Saturday, May 8, 2010

What's a Scientist Look Like?

If you were to ask 100 kids to draw a "scientist", here's what I'd expect. Perhaps half of them would give you blank stares, not knowing where to begin. Then the other half would draw really weird looking people. Likely white, male, old, with Albert Einstein-hair and chunky glasses. Perhaps an occasional female would pop up, but again, weird would be the theme. Crazy hair, cat-ladylike, and not someone you'd like to hang out with. Definitely not someone a kid would imagine themselves as when they grow up. If you really want to take a survey of what the average person thinks of scientists, just take a look at how scientists are portrayed in movies and television shows

That's one cool thing I like about volunteering. Sometimes just by walking into a room and introducing myself to a bunch of kids I can break about a dozen stereotypes.

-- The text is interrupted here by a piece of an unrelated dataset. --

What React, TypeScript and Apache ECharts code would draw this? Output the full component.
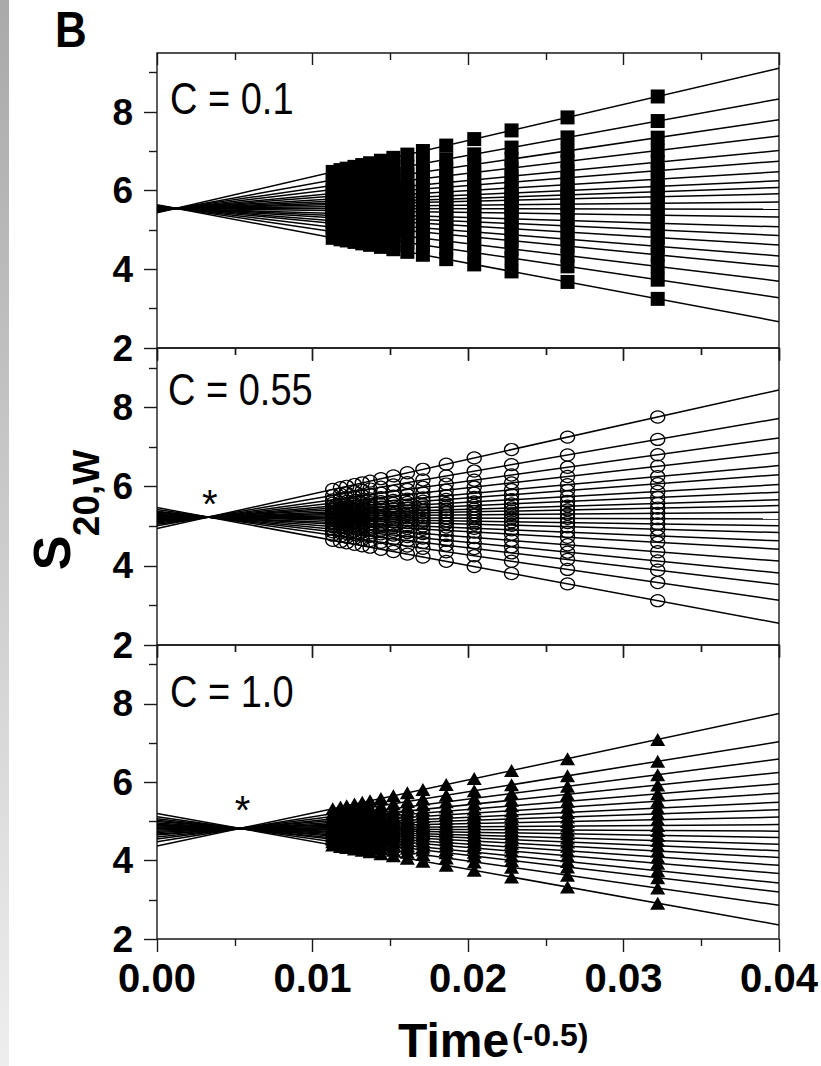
import React, { useEffect, useRef } from "react";
import * as echarts from "echarts";

// ---------------- data ----------------
// Time^(-0.5) of each scan (shared by all three panels)
const scanX = [0.0113, 0.0118, 0.0122, 0.0127, 0.0132, 0.0137, 0.0144, 0.0152, 0.0161, 0.0171, 0.0186, 0.0204, 0.0228, 0.0264, 0.0322];

// extrapolation lines run from x = 0 to x = 0.04
const lineX = [0, 0.04];

// C = 0.1 : S20,W of each boundary fraction at x = 0 and x = 0.04
const startC01 = [5.44, 5.46, 5.48, 5.49, 5.5, 5.51, 5.52, 5.53, 5.53, 5.54, 5.55, 5.55, 5.56, 5.56, 5.57, 5.58, 5.59, 5.6, 5.61, 5.62, 5.64];
const endC01 = [9.11, 8.33, 7.8, 7.39, 7.02, 6.75, 6.48, 6.25, 6.08, 5.92, 5.71, 5.53, 5.33, 5.08, 4.86, 4.62, 4.34, 4.07, 3.7, 3.28, 2.67];

// C = 0.55
const startC055 = [4.94, 5.01, 5.05, 5.08, 5.11, 5.13, 5.16, 5.17, 5.19, 5.2, 5.22, 5.23, 5.25, 5.27, 5.28, 5.3, 5.33, 5.36, 5.38, 5.42, 5.47];
const endC055 = [8.44, 7.72, 7.23, 6.86, 6.53, 6.3, 6.05, 5.86, 5.67, 5.52, 5.35, 5.18, 5.01, 4.84, 4.63, 4.42, 4.12, 3.82, 3.53, 3.13, 2.55];

// C = 1.0
const startC10 = [4.37, 4.48, 4.55, 4.6, 4.65, 4.68, 4.72, 4.75, 4.78, 4.81, 4.83, 4.86, 4.88, 4.91, 4.93, 4.96, 5.0, 5.03, 5.07, 5.12, 5.2];
const endC10 = [7.75, 7.03, 6.59, 6.25, 5.96, 5.72, 5.49, 5.3, 5.11, 4.92, 4.75, 4.59, 4.42, 4.25, 4.08, 3.88, 3.67, 3.43, 3.2, 2.86, 2.36];

const panelLabels = ["C = 0.1", "C = 0.55", "C = 1.0"];
const yMajorTicks = [2, 4, 6, 8];
const yMinorTicks = [3, 5, 7, 9];
const yRange = [2, 9.5];
const xRange = [0, 0.04];
const xInterval = 0.01;
// crossing-point markers (x in data units, S value) for panels 2 and 3
const starPoints = [null, [0.0034, 5.55], [0.0055, 5.3]];

// ---------------- layout & style ----------------
const FONT = "'Liberation Sans', Arial, Helvetica, sans-serif";
const AX = "#1a1a1a";
const GRID_LEFT = 157;
const GRID_WIDTH = 622;
const GRID_TOPS = [53, 348, 645];
const GRID_HEIGHTS = [295, 297, 294];

const panelStyles = [
  { symbol: "rect", size: 14, item: { color: "#000", opacity: 1 } },
  { symbol: "circle", size: [14, 12], item: { color: "rgba(0,0,0,0)", borderColor: "#000", borderWidth: 1.3, opacity: 1 } },
  { symbol: "triangle", size: [15, 13], item: { color: "#000", opacity: 1 } },
];

const panels = [
  { start: startC01, end: endC01 },
  { start: startC055, end: endC055 },
  { start: startC10, end: endC10 },
];

function buildOption() {
  const grid = panels.map((_, i) => ({
    left: GRID_LEFT,
    width: GRID_WIDTH,
    top: GRID_TOPS[i],
    height: GRID_HEIGHTS[i],
    show: true,
    borderColor: AX,
    borderWidth: 1.4,
    backgroundColor: "transparent",
    containLabel: false,
    outerBoundsMode: "none",
  }));

  const tickLine = { color: AX, width: 1.4 };

  const xAxis: any[] = [];
  const yAxis: any[] = [];
  panels.forEach((_, i) => {
    xAxis.push({
      gridIndex: i,
      type: "value",
      position: "bottom",
      min: xRange[0],
      max: xRange[1],
      interval: xInterval,
      axisLine: { show: false },
      splitLine: { show: false },
      axisTick: { show: true, inside: false, length: 13, lineStyle: tickLine },
      minorTick: { show: true, splitNumber: 2, length: 7, lineStyle: tickLine },
      axisLabel: {
        show: i === 2,
        margin: 19,
        fontSize: 40,
        fontWeight: "bold",
        fontFamily: FONT,
        color: "#000",
        formatter: (v: number) => v.toFixed(2),
      },
    });
    xAxis.push({
      gridIndex: i,
      type: "value",
      position: "top",
      min: xRange[0],
      max: xRange[1],
      interval: xInterval,
      axisLine: { show: false },
      splitLine: { show: false },
      axisTick: { show: true, inside: true, length: 12, lineStyle: tickLine },
      minorTick: { show: true, splitNumber: 2, length: 7, lineStyle: tickLine },
      axisLabel: { show: false },
    });
    yAxis.push({
      gridIndex: i,
      type: "value",
      position: "left",
      min: yRange[0],
      max: yRange[1],
      interval: 2,
      axisLine: { show: false },
      splitLine: { show: false },
      axisTick: { show: true, inside: false, length: 13, lineStyle: tickLine, customValues: yMajorTicks },
      axisLabel: {
        show: true,
        margin: 24,
        fontSize: 37,
        fontWeight: "bold",
        fontFamily: FONT,
        color: "#000",
        customValues: yMajorTicks,
      },
    });
    yAxis.push({
      gridIndex: i,
      type: "value",
      position: "left",
      min: yRange[0],
      max: yRange[1],
      interval: 2,
      axisLine: { show: false },
      splitLine: { show: false },
      axisTick: { show: true, inside: false, length: 8, lineStyle: tickLine, customValues: yMinorTicks },
      axisLabel: { show: false },
    });
  });

  const series: any[] = [];
  panels.forEach((p, pi) => {
    p.start.forEach((s, li) => {
      series.push({
        type: "line",
        xAxisIndex: pi * 2,
        yAxisIndex: pi * 2,
        data: [
          [lineX[0], s],
          [lineX[1], p.end[li]],
        ],
        symbol: "none",
        lineStyle: { color: "#000", width: 1.5 },
        silent: true,
        z: 2,
      });
    });
    const pts: number[][] = [];
    p.start.forEach((s, li) => {
      const e = p.end[li];
      scanX.forEach((x) => {
        pts.push([x, s + ((e - s) * (x - lineX[0])) / (lineX[1] - lineX[0])]);
      });
    });
    const st = panelStyles[pi];
    series.push({
      type: "scatter",
      xAxisIndex: pi * 2,
      yAxisIndex: pi * 2,
      data: pts,
      symbol: st.symbol,
      symbolSize: st.size,
      itemStyle: st.item,
      silent: true,
      z: 3,
    });
  });

  const txt = (text: string, x: number, y: number, size: number, weight: string, extra: any = {}) => ({
    type: "text",
    x,
    y,
    silent: true,
    z: 10,
    ...extra.el,
    style: {
      text,
      fill: "#000",
      fontSize: size,
      fontWeight: weight,
      fontFamily: FONT,
      textAlign: extra.align || "left",
      align: extra.align || "left",
      textVerticalAlign: "middle",
      verticalAlign: "middle",
    },
  });

  const graphic: any[] = [
    {
      type: "rect",
      shape: { x: 0, y: 0, width: 9, height: 1066 },
      silent: true,
      style: {
        fill: {
          type: "linear",
          x: 0,
          y: 0,
          x2: 0,
          y2: 1,
          colorStops: [
            { offset: 0, color: "#a9a9a9" },
            { offset: 1, color: "#eeeeee" },
          ],
        },
      },
    },
    txt("B", 55, 29, 44, "bold", { el: { scaleY: 1.15 } }),
    txt(panelLabels[0], 170, 99, 38, "normal", { el: { scaleY: 1.15 } }),
    txt(panelLabels[1], 168, 390, 38, "normal", { el: { scaleY: 1.15 } }),
    txt(panelLabels[2], 170, 692, 38, "normal", { el: { scaleY: 1.15 } }),
    txt("S", 52, 553, 52, "bold", { align: "center", el: { rotation: Math.PI / 2 } }),
    txt("20,W", 86, 493, 37, "bold", { align: "center", el: { rotation: Math.PI / 2 } }),
    txt("Time", 398, 1040, 48, "bold"),
    txt("(-0.5)", 512, 1035, 32, "bold"),
  ];

  const option: any = {
    animation: false,
    backgroundColor: "#ffffff",
    grid,
    xAxis,
    yAxis,
    series,
    graphic,
  };
  return option;
}

export default function App() {
  const ref = useRef<HTMLDivElement>(null);
  useEffect(() => {
    if (!ref.current) return;
    const chart = echarts.init(ref.current, undefined, { renderer: "svg" });
    const option = buildOption();
    chart.setOption(option);
    // asterisks at the crossing points, placed through the axis scale
    const extra: any[] = [];
    starPoints.forEach((pt, i) => {
      if (!pt) return;
      const px = chart.convertToPixel({ xAxisIndex: i * 2, yAxisIndex: i * 2 }, pt as number[]);
      if (px) {
        extra.push({
          type: "text",
          x: px[0],
          y: px[1],
          silent: true,
          z: 10,
          style: {
            text: "*",
            fill: "#000",
            fontSize: 40,
            fontFamily: FONT,
            textAlign: "center",
            align: "center",
            textVerticalAlign: "middle",
            verticalAlign: "middle",
          },
        });
      }
    });
    chart.setOption({ graphic: [...option.graphic, ...extra] }, { replaceMerge: ["graphic"] });
    return () => chart.dispose();
  }, []);
  return (
    <div
      ref={ref}
      style={{ position: "absolute", left: 0, top: 0, width: 821, height: 1066, background: "#fff" }}
    />
  );
}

Sometimes I dress up when I volunteer. I know that sounds pretty reverse of what you might expect. Most people wear their nice clothes to work and in their free time gratefully throw on a pair of favorite jeans. But there's that pre-teen and teenage group that really cares about appearances. They're the ones that still have a majority of young women marking down on surveys that their number one career choice is to be a model. So if I want to subliminally market a science career to young ladies, I try and look nice and professional. Not like a fashion model, of course, but like someone maybe they'd want to model. And I want to look like someone they will all take seriously.

And sometimes I do wear my work "uniform" -- jeans and T-shirt. Because I think this makes me more approachable to the younger kids and also the adults. And it does make a little more sense, a soil scientist wearing jeans. I do remove the dirt from under my fingernails, though!

But the bottom line is, before going out there to reach out to people in science, I like to think about what the things I'm wearing are communicating to people. Are they reinforcing the message I want to come across? Or contradicting it? People are visual, and my encounter with them may be brief. They may be more likely to remember what I looked like than what I actually said.